The Asian crisis then
Briefly, the 1997/98 Asian crisis is a story of rapid, unsustainable growth followed by a hard landing. After many Asian countries began opening up their capital accounts after the mid-eighties and liberalised their financial systems, large capital inflows, used to finance current account deficits, ensued (figure 3). Rising Asian economies such as Indonesia, Malaysia, Philippines, South Korea and Thailand were perceived as having strong growth potential. Strong capital inflows and a pledge to keep exchange rates fixed led to an abundance of capital and attractive credit conditions, which in in turn led to a surge of investment by local companies amounting to over 40% of GDP in Malaysia and Thailand (figure 4).
More often than not these investments went into real estate instead of export sectors. Banks acted as the main financiers of all this investment (figure 5), attracting foreign funding, often at short maturities and in foreign currency. The sharp increase in capital inflows, together with increasing growth and profit expectations, rising (fixed) asset prices and lending, reinforced the financial cycle and spurred growth for a good part of the early 1990s (figure 6).
In the making of this boom, there were a number of vulnerabilities increasing the risk of a bust (Agenor, 1999). Firstly, the banking sector became increasingly fragile as asset quality declined during the lending boom. Secondly, by now highly leveraged companies were vulnerable to changes in interest rates. Thirdly, large currency and maturity mismatches made banks and companies that had borrowed in foreign currency and at relatively short maturities vulnerable to a sudden confidence crisis.

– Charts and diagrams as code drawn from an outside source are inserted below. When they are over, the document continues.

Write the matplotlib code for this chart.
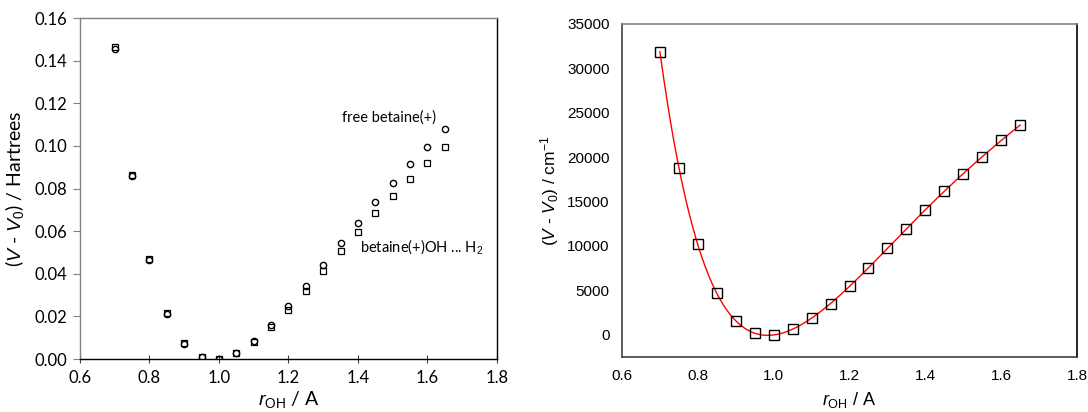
import numpy as np
import matplotlib
matplotlib.use('Agg')
import matplotlib.pyplot as plt

plt.rcParams['mathtext.fontset'] = 'custom'
plt.rcParams['mathtext.rm'] = 'Liberation Sans'
plt.rcParams['mathtext.it'] = 'Liberation Sans:italic'

r_oh = [0.70, 0.75, 0.80, 0.85, 0.90, 0.95, 1.00, 1.05, 1.10, 1.15,
        1.20, 1.25, 1.30, 1.35, 1.40, 1.45, 1.50, 1.55, 1.60, 1.65]

# Hartrees
free_betaine = [0.1455, 0.0858, 0.0465, 0.0213, 0.0072, 0.0010, 0.0000, 0.0028, 0.0083, 0.0158,
                0.0250, 0.0344, 0.0442, 0.0543, 0.0640, 0.0736, 0.0825, 0.0913, 0.0997, 0.1077]
betaine_h2 = [0.1462, 0.0865, 0.0470, 0.0218, 0.0074, 0.0011, 0.0000, 0.0026, 0.0080, 0.0150,
              0.0232, 0.0321, 0.0413, 0.0507, 0.0596, 0.0684, 0.0766, 0.0845, 0.0922, 0.0996]

# cm-1
betaine_h2_cm = [31880, 18800, 10190, 4660, 1540, 190, 0, 640, 1880, 3500,
                 5450, 7560, 9740, 11920, 14060, 16170, 18160, 20040, 21880, 23610]

fig = plt.figure(figsize=(10.88, 4.12), dpi=100)

# ---- left panel (Excel / Calibri look)
ax1 = fig.add_axes([0.0735, 0.1286, 0.3833, 0.8277])
lf = 'Lato'
ax1.plot(r_oh, free_betaine, 'o', ms=4.5, mfc='none', mec='black', mew=1.0)
ax1.plot(r_oh, betaine_h2, 's', ms=4.2, mfc='none', mec='black', mew=0.9)
ax1.set_xlim(0.6, 1.8)
ax1.set_ylim(0, 0.16)
ax1.set_xticks(np.arange(0.6, 1.81, 0.2))
ax1.set_yticks(np.arange(0, 0.161, 0.02))
ax1.set_xticklabels(['%.1f' % v for v in np.arange(0.6, 1.81, 0.2)], family=lf, fontsize=12)
ax1.set_yticklabels(['%.2f' % v for v in np.arange(0, 0.161, 0.02)], family=lf, fontsize=12)
ax1.tick_params(axis='x', direction='inout', length=6, width=0.8, color='#404040', pad=5)
ax1.tick_params(axis='y', direction='out', length=5, width=0.8, color='#808080', pad=4)
ax1.spines['top'].set_color('#808080')
ax1.spines['left'].set_color('#808080')
for s in ('bottom', 'right'):
    ax1.spines[s].set_color('black')
for s in ax1.spines.values():
    s.set_linewidth(1.0)
ax1.set_xlabel(r'$r_{\rm OH}$ / A', family=lf, fontsize=14, labelpad=2)
ax1.set_ylabel(r'($V$ - $V_0$) / Hartrees', family=lf, fontsize=14, labelpad=6)
ax1.text(1.355, 0.1115, 'free betaine(+)', family=lf, fontsize=10.5)
ax1.text(1.405, 0.0505, r'betaine(+)OH ... H$_2$', family=lf, fontsize=10.5)

# ---- right panel (Arial look)
ax2 = fig.add_axes([0.5717, 0.1335, 0.4182, 0.8083])
af = 'Liberation Sans'
coef = np.polyfit(r_oh, betaine_h2_cm, 8)
xf = np.linspace(r_oh[0], r_oh[-1], 400)
ax2.plot(xf, np.polyval(coef, xf), '-', color='red', lw=1.0)
ax2.plot(r_oh, betaine_h2_cm, 's', ms=7, mfc='none', mec='black', mew=1.0)
ax2.set_xlim(0.6, 1.8)
ax2.set_ylim(-2500, 35000)
ax2.set_xticks(np.arange(0.6, 1.81, 0.2))
ax2.set_yticks(np.arange(0, 35001, 5000))
ax2.set_xticklabels(['%.1f' % v for v in np.arange(0.6, 1.81, 0.2)], family=af, fontsize=11)
ax2.set_yticklabels(['%d' % v for v in np.arange(0, 35001, 5000)], family=af, fontsize=11)
ax2.tick_params(length=0, pad=9)
ax2.spines['top'].set_color('#808080')
ax2.spines['left'].set_color('#404040')
ax2.spines['bottom'].set_color('#404040')
ax2.spines['right'].set_color('black')
for s in ax2.spines.values():
    s.set_linewidth(1.2)
ax2.set_xlabel(r'$r_{\rm OH}$ / A', family=af, fontsize=13, labelpad=5)
ax2.set_ylabel(r'($V$ - $V_0$) / cm$^{-1}$', family=af, fontsize=12.5, labelpad=4)

fig.savefig('out.png', dpi=100)
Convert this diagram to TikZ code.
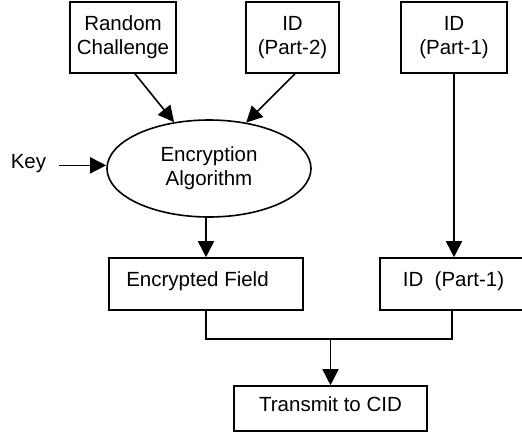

That sudden confidence crisis materialised in 1997 when Thailand gave up its currency peg to the US dollar after running out of reserves to defend its currency. The ensuing financial crisis spread to Indonesia, Malaysia, South Korea and the Philippines and in many countries transposed into a full blown banking and economic crisis (figure 6). The fact that many of the capital inflows had financed assets that did not generate foreign currency would prove a major problem when capital flows reversed. This sparked new research, as the role of balance sheets and the effect of capital outflows had not previously been included in financial crisis models. A common interpretation now is that the rising (FX denominated) debt burden (figure 7) forced many companies out of business, reducing domestic consumption and investment, in order to accommodate the reversal of the earlier capital inflows (Krugman, 1999). With signs of a rising debt burden in many Asian countries, how does the current economic situation compare?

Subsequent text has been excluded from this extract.